The singers were superb across the board and everyone's French was clear. The title role was performed by mezzo-soprano Janara Kellerman whose tone is plush and dusky. Her character has (backstory here) abandoned her daughter to wed King Herod and is consumed with jealousy by his interest in Salomé even before she acknowledges her as the abandoned daughter. We all know about denial, don't we? She is also vengeful and wants Jean (John the Baptist) dead because he insulted her. Her "Ne me refuse pas" was delivered with intense passion, a touch of manipulation and an affecting pianissimo.

Soprano Mary Stonikas was similarly superb in the role of Salomé, a very different character than the one in the Strauss opera. This young woman is victim, not predator. Her only consolation in her abandoned state has been Jean for whom she has developed a deep devotion and a pure love. Her character gets the first major aria of the opera "Il est doux, il est bon"; the way Ms. Stonikas colored her voice along with a fine vibrato revealed her sweetness. She has a lovely "ping" in the upper register.

The character of Hérode was magnificently realized by baritone Jason Duika. His character had more dimension than the others as he struggled with his lust and political issues. He seemed to care for his wife but was obsessed with Salomé. His virile instrument is of fine and full tone and his delivery of "Vision fugitive" was impassioned and moving. When he approaches Salomé he repeats her name countless times and always with a different color!

Like any ruler, he has his hands full trying to deal with Roman occupation and a people who seem to want freedom from Roman rule but are easily "bought" by promises from Vitellius, the Roman consul--a role excellently sung by young baritone Charles Eaton. Hérode's position is complicated by the presence of Jean who also has a following. He would like to enlist Jean's help but his wife wants the prophet dead. In this admirable performance, Mr. Duika was able to convey all kinds of emotions vocally since singing behind a music stand prevents the gestures and movements that tell us so much about a character.

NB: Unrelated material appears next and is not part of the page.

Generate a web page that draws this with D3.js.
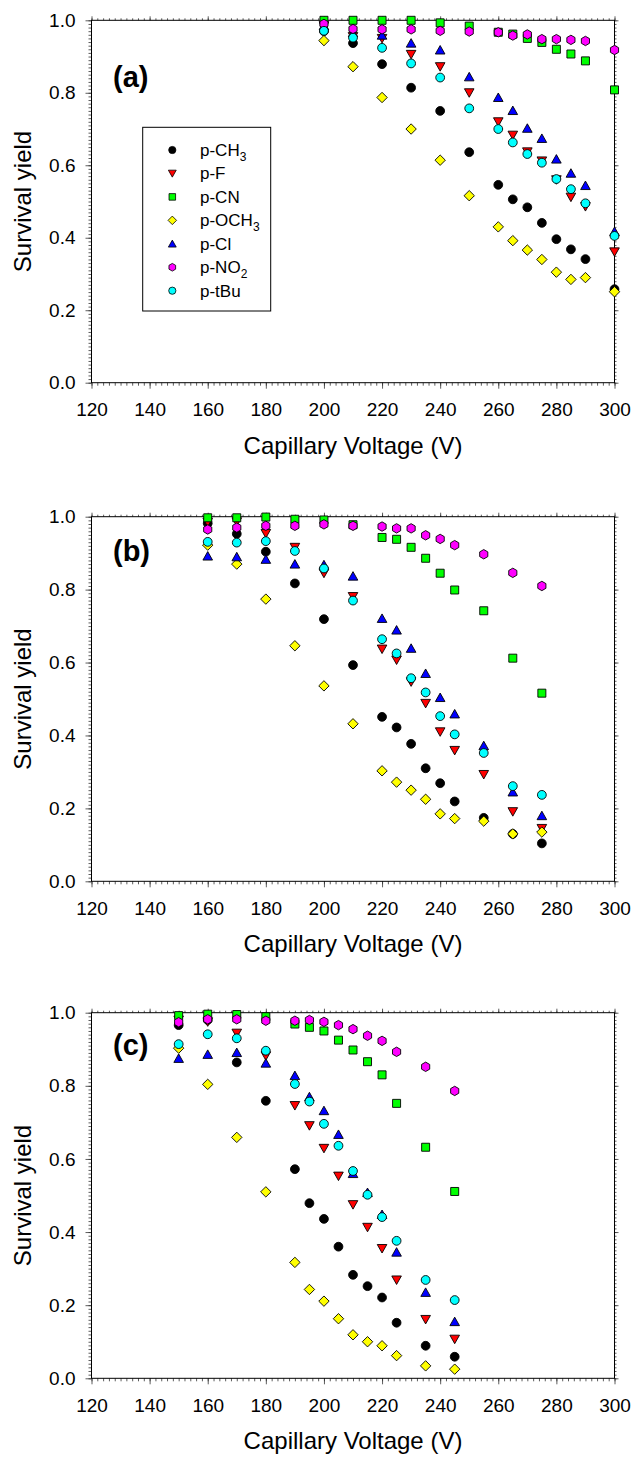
<!DOCTYPE html>
<html>
<head>
<meta charset="utf-8">
<script src="https://cdn.jsdelivr.net/npm/d3@7"></script>
<style>
  body { margin: 0; background: #fff; }
  svg { display: block; }
  text { font-family: "Liberation Sans", Arial, sans-serif; fill: #000; }
</style>
</head>
<body>
<svg id="chart" width="636" height="1458"></svg>
<script>
// series, in legend / drawing order
const seriesNames = ['p-CH3', 'p-F', 'p-CN', 'p-OCH3', 'p-Cl', 'p-NO2', 'p-tBu'];
const seriesColors = ['#000000', '#ff0000', '#00ff00', '#ffff00', '#0000ff', '#ff00ff', '#00ffff'];
const seriesShapes = ['circle', 'triDown', 'square', 'diamond', 'triUp', 'hexagon', 'circle'];

// (a)
const voltsA = [200, 210, 220, 230, 240, 250, 260, 265, 270, 275, 280, 285, 290, 300];
const ch3A  = [0.970, 0.937, 0.879, 0.814, 0.750, 0.636, 0.546, 0.506, 0.484, 0.441, 0.396, 0.368, 0.341, 0.258];
const fA    = [0.985, 0.955, 0.950, 0.906, 0.872, 0.800, 0.720, 0.683, 0.637, 0.612, 0.560, 0.512, 0.486, 0.361];
const cnA   = [1.000, 1.000, 1.000, 1.000, 0.993, 0.984, 0.967, 0.962, 0.950, 0.939, 0.920, 0.907, 0.888, 0.808];
const och3A = [0.944, 0.872, 0.787, 0.700, 0.614, 0.516, 0.430, 0.392, 0.366, 0.340, 0.305, 0.285, 0.290, 0.251];
const clA   = [0.985, 0.965, 0.959, 0.937, 0.918, 0.844, 0.787, 0.751, 0.702, 0.674, 0.617, 0.578, 0.544, 0.417];
const no2A  = [0.990, 0.976, 0.975, 0.975, 0.971, 0.969, 0.967, 0.958, 0.961, 0.948, 0.948, 0.946, 0.943, 0.918];
const tbuA  = [0.971, 0.952, 0.924, 0.881, 0.842, 0.757, 0.700, 0.663, 0.631, 0.607, 0.562, 0.534, 0.495, 0.405];

// (b)
const voltsB = [160, 170, 180, 190, 200, 210, 220, 225, 230, 235, 240, 245, 255, 265, 275];
const ch3B  = [0.982, 0.953, 0.904, 0.817, 0.719, 0.593, 0.451, 0.422, 0.377, 0.310, 0.269, 0.219, 0.174, 0.130, 0.104];
const fB    = [0.985, 0.986, 0.954, 0.916, 0.845, 0.781, 0.637, 0.607, 0.547, 0.488, 0.410, 0.359, 0.293, 0.191, 0.145];
const cnB   = [0.997, 0.997, 0.999, 0.993, 0.991, 0.978, 0.943, 0.938, 0.916, 0.886, 0.845, 0.799, 0.742, 0.612, 0.516];
const och3B = [0.922, 0.870, 0.774, 0.646, 0.536, 0.432, 0.303, 0.272, 0.250, 0.225, 0.185, 0.172, 0.165, 0.130, 0.135];
const clB   = [0.892, 0.890, 0.883, 0.870, 0.868, 0.837, 0.721, 0.689, 0.639, 0.570, 0.504, 0.459, 0.372, 0.245, 0.180];
const no2B  = [0.965, 0.970, 0.975, 0.975, 0.979, 0.975, 0.973, 0.968, 0.968, 0.949, 0.939, 0.922, 0.897, 0.846, 0.810];
const tbuB  = [0.931, 0.929, 0.933, 0.906, 0.858, 0.770, 0.664, 0.625, 0.557, 0.518, 0.453, 0.403, 0.352, 0.261, 0.237];

// (c)
const voltsC = [150, 160, 170, 180, 190, 195, 200, 205, 210, 215, 220, 225, 235, 245];
const ch3C  = [0.966, 0.980, 0.864, 0.759, 0.572, 0.479, 0.436, 0.360, 0.283, 0.252, 0.221, 0.152, 0.089, 0.059];
const fC    = [0.980, 0.975, 0.944, 0.882, 0.746, 0.691, 0.629, 0.553, 0.475, 0.413, 0.355, 0.269, 0.161, 0.107];
const cnC   = [0.992, 0.996, 0.995, 0.989, 0.969, 0.960, 0.950, 0.925, 0.898, 0.866, 0.830, 0.752, 0.632, 0.511];
const och3C = [0.903, 0.804, 0.659, 0.510, 0.317, 0.243, 0.211, 0.163, 0.119, 0.100, 0.089, 0.062, 0.034, 0.025];
const clC   = [0.875, 0.886, 0.891, 0.862, 0.828, 0.770, 0.732, 0.667, 0.560, 0.508, 0.448, 0.345, 0.235, 0.155];
const no2C  = [0.974, 0.982, 0.982, 0.978, 0.978, 0.980, 0.975, 0.966, 0.955, 0.937, 0.923, 0.893, 0.852, 0.786];
const tbuC  = [0.914, 0.941, 0.930, 0.896, 0.805, 0.757, 0.696, 0.636, 0.567, 0.502, 0.441, 0.376, 0.269, 0.214];

const xTicks = d3.range(120, 301, 20);
const yTicks = d3.range(0, 1.01, 0.2);

const panels = [
  { label: '(a)', volts: voltsA, values: [ch3A, fA, cnA, och3A, clA, no2A, tbuA], top: 20.3, bottom: 382.7, labelY: 87, legend: true },
  { label: '(b)', volts: voltsB, values: [ch3B, fB, cnB, och3B, clB, no2B, tbuB], top: 516.7, bottom: 881.3, labelY: 561, legend: false },
  { label: '(c)', volts: voltsC, values: [ch3C, fC, cnC, och3C, clC, no2C, tbuC], top: 1012.7, bottom: 1378.3, labelY: 1055, legend: false }
];

const left = 91.5, right = 614.5;

// symbol paths centred on 0,0
function symbolPath(shape, s) {
  const k = s || 1;
  switch (shape) {
    case 'circle': {
      const r = 4.4 * k;
      return `M${r},0A${r},${r} 0 1,1 ${-r},0A${r},${r} 0 1,1 ${r},0Z`;
    }
    case 'square': {
      const h = 4 * k;
      return `M${-h},${-h}H${h}V${h}H${-h}Z`;
    }
    case 'diamond': {
      const h = 5.2 * k;
      return `M0,${-h}L${h},0L0,${h}L${-h},0Z`;
    }
    case 'triUp': {
      const w = 4.8 * k, hh = 4 * k;
      return `M0,${-hh - 0.5 * k}L${w},${hh}L${-w},${hh}Z`;
    }
    case 'triDown': {
      const w = 4.8 * k, hh = 4 * k;
      return `M0,${hh + 0.5 * k}L${w},${-hh}L${-w},${-hh}Z`;
    }
    case 'hexagon': {
      const r = 4.7 * k;
      const pts = d3.range(6).map(i => {
        const a = Math.PI / 3 * i - Math.PI / 2;
        return [r * Math.cos(a), r * Math.sin(a)];
      });
      return 'M' + pts.map(p => p.join(',')).join('L') + 'Z';
    }
  }
}

const svg = d3.select('#chart');

panels.forEach(p => {
  const x = d3.scaleLinear().domain([120, 300]).range([left, right]);
  const y = d3.scaleLinear().domain([0, 1]).range([p.bottom, p.top]);
  const g = svg.append('g');

  // minor ticks all round
  const minorX = d3.range(120, 301, 2);
  const minorY = d3.range(0, 1.001, 0.01);
  g.append('g').attr('transform', `translate(0,${p.bottom})`)
    .call(d3.axisBottom(x).tickValues(minorX).tickSize(3).tickFormat(''));
  g.append('g').attr('transform', `translate(0,${p.top})`)
    .call(d3.axisTop(x).tickValues(minorX).tickSize(2).tickFormat(''));
  g.append('g').attr('transform', `translate(${left},0)`)
    .call(d3.axisLeft(y).tickValues(minorY).tickSize(3).tickFormat(''));
  g.append('g').attr('transform', `translate(${right},0)`)
    .call(d3.axisRight(y).tickValues(minorY).tickSize(2).tickFormat(''));

  // major ticks + labels
  g.append('g').attr('class', 'xaxis').attr('transform', `translate(0,${p.bottom})`)
    .call(d3.axisBottom(x).tickValues(xTicks).tickSize(6).tickPadding(14).tickFormat(d3.format('d')));
  g.append('g').attr('class', 'yaxis').attr('transform', `translate(${left},0)`)
    .call(d3.axisLeft(y).tickValues(yTicks).tickSize(6).tickPadding(10).tickFormat(d3.format('.1f')));
  g.append('g').attr('transform', `translate(0,${p.top})`)
    .call(d3.axisTop(x).tickValues(xTicks).tickSize(4).tickFormat(''));
  g.append('g').attr('transform', `translate(${right},0)`)
    .call(d3.axisRight(y).tickValues(yTicks).tickSize(4).tickFormat(''));

  g.selectAll('.domain').remove();
  g.selectAll('.tick line').attr('stroke', '#333').attr('stroke-width', 0.8);
  g.selectAll('.xaxis text, .yaxis text')
    .attr('font-size', 19).attr('font-family', '"Liberation Sans", Arial, sans-serif').attr('fill', '#000');

  g.append('rect')
    .attr('x', left).attr('y', p.top)
    .attr('width', right - left).attr('height', p.bottom - p.top)
    .attr('fill', 'none').attr('stroke', '#000').attr('stroke-width', 1);

  // points
  seriesNames.forEach((name, i) => {
    g.append('g').selectAll('path')
      .data(p.volts.map((v, j) => ({ v, val: p.values[i][j] })))
      .enter().append('path')
      .attr('transform', d => `translate(${x(d.v)},${y(d.val)})`)
      .attr('d', symbolPath(seriesShapes[i]))
      .attr('fill', seriesColors[i])
      .attr('stroke', '#000')
      .attr('stroke-width', 0.9);
  });

  // panel label
  g.append('text')
    .attr('x', 113).attr('y', p.labelY)
    .attr('font-size', 29).attr('font-weight', 'bold')
    .text(p.label);

  // axis titles
  g.append('text')
    .attr('x', (left + right) / 2).attr('y', p.bottom + 71)
    .attr('text-anchor', 'middle').attr('font-size', 24)
    .text('Capillary Voltage (V)');
  g.append('text')
    .attr('transform', `translate(31,${(p.top + p.bottom) / 2}) rotate(-90)`)
    .attr('text-anchor', 'middle').attr('font-size', 24)
    .text('Survival yield');

  if (p.legend) {
    const lg = g.append('g');
    lg.append('rect')
      .attr('x', 142.7).attr('y', 127.3).attr('width', 128).attr('height', 183.7)
      .attr('fill', '#fff').attr('stroke', '#000').attr('stroke-width', 1);
    seriesNames.forEach((name, i) => {
      const cy = 150 + i * 23.45;
      lg.append('path')
        .attr('transform', `translate(172.3,${cy})`)
        .attr('d', symbolPath(seriesShapes[i], 0.82))
        .attr('fill', seriesColors[i]).attr('stroke', '#000').attr('stroke-width', 0.8);
      const t = lg.append('text').attr('x', 200).attr('y', cy + 6).attr('font-size', 17);
      const m = name.match(/^(.*?)(\d)$/);
      if (m) {
        t.append('tspan').text(m[1]);
        t.append('tspan').attr('font-size', 12).attr('dy', 5).text(m[2]);
      } else {
        t.text(name);
      }
    });
  }
});
</script>
</body>
</html>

As Jean, we heard tenor Errin Duane Brooks who delivers the final memorable aria "Adieu donc, vains objets qui nous charment sur terre" with ringing tone.

The role of Phanuel was sung by the rich-voiced bass-baritone Isaiah Musik-Ayala and the very pretty young soprano Brooklyn Snow sang the role of a Babylonian woman who provides an hallucinatory potion for Hérode. She has a well-focused instrument with pleasing colors that should take her far.

We particularly enjoyed the blending of voices in the quartet which ends Act II--Hérode, Hérodiade, Phanuel, and Vitellius--and the sextet which ends Act III. Orchestral playing was remarkable throughout with Maestro Chambers showing a keen ear for Massenet's lovely music. We enjoyed the heraldic moments given to the brass which told us when we were in the palace-- as effectively as any scenery might have. And the hints of exoticism in the score were not neglected.

What a special evening! We would love to see a full production with the same cast, unconstrained by music stands and able to move around the stage. Won't someone build a mid-size theater with an orchestra pit?